§ **Work to be completed**
Keep only those lines of the records that include the string "this".

— start —

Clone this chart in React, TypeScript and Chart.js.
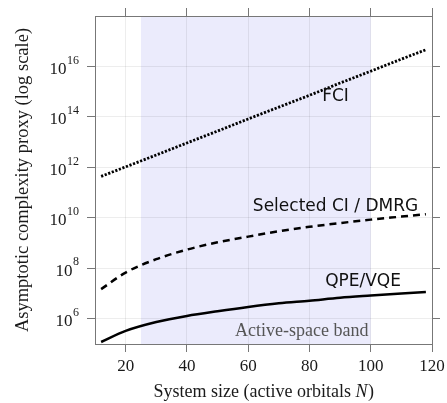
import { useEffect, useRef } from "react";
import { Chart, registerables } from "chart.js";

Chart.register(...registerables);

const orbitals = [12, 20, 30, 40, 50, 60, 70, 80, 90, 100, 110, 118];
const fciValues = [4.4e11, 1.05e12, 3.1e12, 9.3e12, 2.75e13, 8.3e13, 2.45e14, 7.2e14, 2.2e15, 6.5e15, 1.95e16, 4.6e16];
const selectedCiValues = [1.5e7, 6.8e7, 2.3e8, 5.5e8, 1.07e9, 1.8e9, 2.95e9, 4.4e9, 6.2e9, 8.5e9, 1.12e10, 1.4e10];
const qpeValues = [1.2e5, 3.3e5, 7.4e5, 1.3e6, 2.0e6, 2.95e6, 4.1e6, 5.2e6, 6.8e6, 8.3e6, 1.0e7, 1.15e7];
const xTickValues = [20, 40, 60, 80, 100, 120];
const yTickExponents = [6, 8, 10, 12, 14, 16];
const activeBand = [25, 100];

const SERIF = "'Liberation Serif', 'DejaVu Serif', serif";
const SANS = "'DejaVu Sans', 'Noto Sans', sans-serif";

const overlayPlugin = {
  id: "overlay",
  beforeDraw(chart: any) {
    const { ctx, chartArea, scales } = chart;
    const x0 = scales.x.getPixelForValue(activeBand[0]);
    const x1 = scales.x.getPixelForValue(activeBand[1]);
    ctx.save();
    ctx.fillStyle = "#ebebfc";
    ctx.fillRect(x0, chartArea.top, x1 - x0, chartArea.bottom - chartArea.top);
    ctx.restore();
  },
  afterDraw(chart: any) {
    const { ctx, chartArea, scales } = chart;
    const xs = scales.x;
    const ys = scales.y;
    ctx.save();
    ctx.fillStyle = "#1a1a1a";
    // x tick labels
    ctx.font = `17px ${SERIF}`;
    ctx.textAlign = "center";
    ctx.textBaseline = "middle";
    xTickValues.forEach((v) => {
      ctx.fillText(String(v), xs.getPixelForValue(v), chartArea.bottom + 23);
    });
    // y tick labels with superscripts
    yTickExponents.forEach((e) => {
      const py = ys.getPixelForValue(Math.pow(10, e));
      const base = "10";
      const sup = String(e);
      ctx.font = `12px ${SERIF}`;
      const sw = ctx.measureText(sup).width;
      const right = chartArea.left - 16;
      ctx.textAlign = "right";
      ctx.textBaseline = "middle";
      ctx.fillText(sup, right, py - 6);
      ctx.font = `17px ${SERIF}`;
      ctx.fillText(base, right - sw - 0.5, py + 3);
    });
    // x title with italic N
    const fs = 18;
    const t1 = "System size (active orbitals ";
    const t2 = "N";
    const t3 = ")";
    ctx.font = `${fs}px ${SERIF}`;
    const w1 = ctx.measureText(t1).width;
    const w3 = ctx.measureText(t3).width;
    ctx.font = `italic ${fs}px ${SERIF}`;
    const w2 = ctx.measureText(t2).width;
    const total = w1 + w2 + w3;
    const cx = (chartArea.left + chartArea.right) / 2;
    let sx = cx - total / 2;
    const ty = chartArea.bottom + 48;
    ctx.textAlign = "left";
    ctx.textBaseline = "middle";
    ctx.font = `${fs}px ${SERIF}`;
    ctx.fillText(t1, sx, ty);
    sx += w1;
    ctx.font = `italic ${fs}px ${SERIF}`;
    ctx.fillText(t2, sx, ty);
    sx += w2 + 0.5;
    ctx.font = `${fs}px ${SERIF}`;
    ctx.fillText(t3, sx, ty);
    // y title
    ctx.save();
    ctx.translate(23, (chartArea.top + chartArea.bottom) / 2);
    ctx.rotate(-Math.PI / 2);
    ctx.textAlign = "center";
    ctx.textBaseline = "middle";
    ctx.font = `18.5px ${SERIF}`;
    ctx.fillText("Asymptotic complexity proxy (log scale)", 0, 0);
    ctx.restore();
    // curve labels
    ctx.font = `17px ${SANS}`;
    ctx.textAlign = "center";
    ctx.textBaseline = "middle";
    ctx.fillStyle = "#111";
    ctx.fillText("FCI", xs.getPixelForValue(88.5), ys.getPixelForValue(6.5e14));
    ctx.fillText("Selected CI / DMRG", xs.getPixelForValue(88.5), ys.getPixelForValue(2.9e10));
    ctx.fillText("QPE/VQE", xs.getPixelForValue(97.5), ys.getPixelForValue(2.9e7));
    ctx.font = `18px ${SERIF}`;
    ctx.fillStyle = "#555";
    ctx.fillText("Active-space band", xs.getPixelForValue(77.5), ys.getPixelForValue(3.3e5));
    ctx.restore();
  },
};

export default function App() {
  const canvasRef = useRef<HTMLCanvasElement>(null);
  useEffect(() => {
    if (!canvasRef.current) return;
    const gridColor = "rgba(0,0,0,0.07)";
    const borderColor = "#777";
    const setX = (scale: any) => {
      scale.ticks = xTickValues.map((v) => ({ value: v }));
    };
    const setY = (scale: any) => {
      scale.ticks = yTickExponents.map((e) => ({ value: Math.pow(10, e) }));
    };
    const chart = new Chart(canvasRef.current, {
      type: "line",
      data: {
        labels: orbitals,
        datasets: [
          {
            label: "FCI",
            data: orbitals.map((n, i) => ({ x: n, y: fciValues[i] })),
            borderColor: "#000",
            borderWidth: 2.8,
            borderDash: [2.2, 1.6],
            pointRadius: 0,
            cubicInterpolationMode: "monotone",
          },
          {
            label: "Selected CI / DMRG",
            data: orbitals.map((n, i) => ({ x: n, y: selectedCiValues[i] })),
            borderColor: "#000",
            borderWidth: 2.5,
            borderDash: [7, 5],
            pointRadius: 0,
            cubicInterpolationMode: "monotone",
          },
          {
            label: "QPE/VQE",
            data: orbitals.map((n, i) => ({ x: n, y: qpeValues[i] })),
            borderColor: "#000",
            borderWidth: 2.5,
            pointRadius: 0,
            cubicInterpolationMode: "monotone",
          },
        ],
      },
      options: {
        animation: false,
        responsive: false,
        events: [],
        layout: { padding: 0 },
        plugins: { legend: { display: false }, tooltip: { enabled: false } },
        scales: {
          x: {
            type: "linear",
            position: "bottom",
            min: 10,
            max: 120,
            afterBuildTicks: setX,
            afterFit: (s: any) => { s.height = 59; },
            ticks: { display: false },
            grid: { color: gridColor, tickColor: borderColor, tickLength: 8 },
            border: { display: true, color: borderColor, width: 1 },
          },
          x2: {
            type: "linear",
            position: "top",
            min: 10,
            max: 120,
            afterBuildTicks: setX,
            afterFit: (s: any) => { s.height = 16; },
            ticks: { display: false },
            grid: { drawOnChartArea: false, tickColor: borderColor, tickLength: 8 },
            border: { display: true, color: borderColor, width: 1 },
          },
          y: {
            type: "logarithmic",
            position: "left",
            min: 1e5,
            max: 1e18,
            afterBuildTicks: setY,
            afterFit: (s: any) => { s.width = 95; },
            ticks: { display: false },
            grid: { color: gridColor, tickColor: borderColor, tickLength: 8 },
            border: { display: true, color: borderColor, width: 1 },
          },
          y2: {
            type: "logarithmic",
            position: "right",
            min: 1e5,
            max: 1e18,
            afterBuildTicks: setY,
            afterFit: (s: any) => { s.width = 15; },
            ticks: { display: false },
            grid: { drawOnChartArea: false, tickColor: borderColor, tickLength: 8 },
            border: { display: true, color: borderColor, width: 1 },
          },
        },
      },
      plugins: [overlayPlugin],
    } as any);
    return () => chart.destroy();
  }, []);
  return (
    <div style={{ position: "absolute", left: 0, top: 0, width: 447, height: 403, background: "#fff" }}>
      <canvas ref={canvasRef} width={447} height={403} />
    </div>
  );
}
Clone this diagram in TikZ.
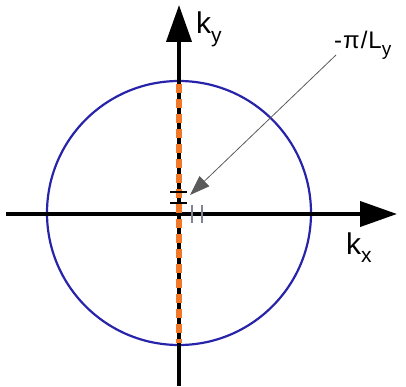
\documentclass[tikz,border=0pt]{standalone}
\usepackage{fontspec}
\setmainfont{Liberation Sans}
\usetikzlibrary{arrows.meta}
\definecolor{cblue}{RGB}{40,36,170}
\definecolor{corange}{RGB}{240,120,40}
\definecolor{tickgray}{RGB}{130,130,150}
\definecolor{pgray}{RGB}{90,90,90}
\tikzset{
  axis/.style={line width=4pt,-{Triangle[length=37pt,width=25pt]}},
  lbl/.style={inner sep=0pt,anchor=base west,font=\fontsize{30}{30}\selectfont},
  smalllbl/.style={inner sep=0pt,anchor=base west,font=\fontsize{24}{24}\selectfont},
  ktick/.style={line width=1.8pt,black},
  gtick/.style={line width=1.8pt,tickgray},
  pointer/.style={line width=0.8pt,pgray,-{Triangle[length=20pt,width=14pt]},shorten >=0pt}
}
\newcommand{\subs}[1]{\raisebox{-0.28em}{\fontsize{21}{21}\selectfont #1}}
\newcommand{\subsm}[1]{\raisebox{-0.28em}{\fontsize{19}{19}\selectfont #1}}
\begin{document}
\begin{tikzpicture}[x=1pt,y=-1pt]
\useasboundingbox (0,0) rectangle (406,387);
% axes
\coordinate (xs) at (6,214);
\coordinate (xe) at (397,214);
\coordinate (ys) at (179,386);
\coordinate (ye) at (179,5);
\coordinate (ctr) at (179,213);
% circle
\node[draw=cblue,line width=2.2pt,circle,minimum size=264pt,inner sep=0pt] (circ) at (ctr) {};
\draw[axis] (xs) -- (xe);
\draw[axis] (ys) -- (ye);
% orange dashed segment
\coordinate (ot) at (179,84);
\coordinate (ob) at (179,343);
\draw[corange,line width=5.5pt,dash pattern=on 9pt off 6pt] (ot) -- (ob);
% ticks
\coordinate (k1a) at (170,192); \coordinate (k1b) at (187,192);
\coordinate (k2a) at (170,203); \coordinate (k2b) at (187,203);
\draw[ktick] (k1a) -- (k1b);
\draw[ktick] (k2a) -- (k2b);
\coordinate (g1a) at (192,205); \coordinate (g1b) at (192,223);
\coordinate (g2a) at (202,205); \coordinate (g2b) at (202,223);
\draw[gtick] (g1a) -- (g1b);
\draw[gtick] (g2a) -- (g2b);
% labels
\node[lbl] (ky) at (196,34) {k\subs{y}};
\node[lbl] (kx) at (346,254) {k\subs{x}};
\node[smalllbl] (pl) at (334,49) {-\kern1ptπ\kern1pt/\kern1ptL\subsm{y}};
\coordinate (tip) at (190,195);
\coordinate (pstart) at (336,55);
\draw[pointer] (pstart) -- (tip);
\end{tikzpicture}
\end{document}
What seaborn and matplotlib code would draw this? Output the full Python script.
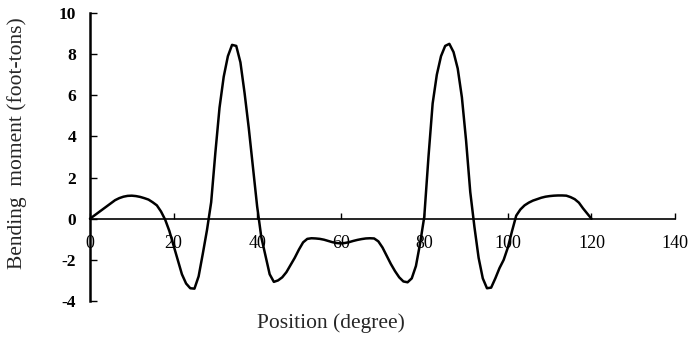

— end —

§ **Full output**
Clone this chart in React, TypeScript and Chart.js.
Clone this diagram in TikZ.
What seaborn and matplotlib code would draw this? Output the full Python script.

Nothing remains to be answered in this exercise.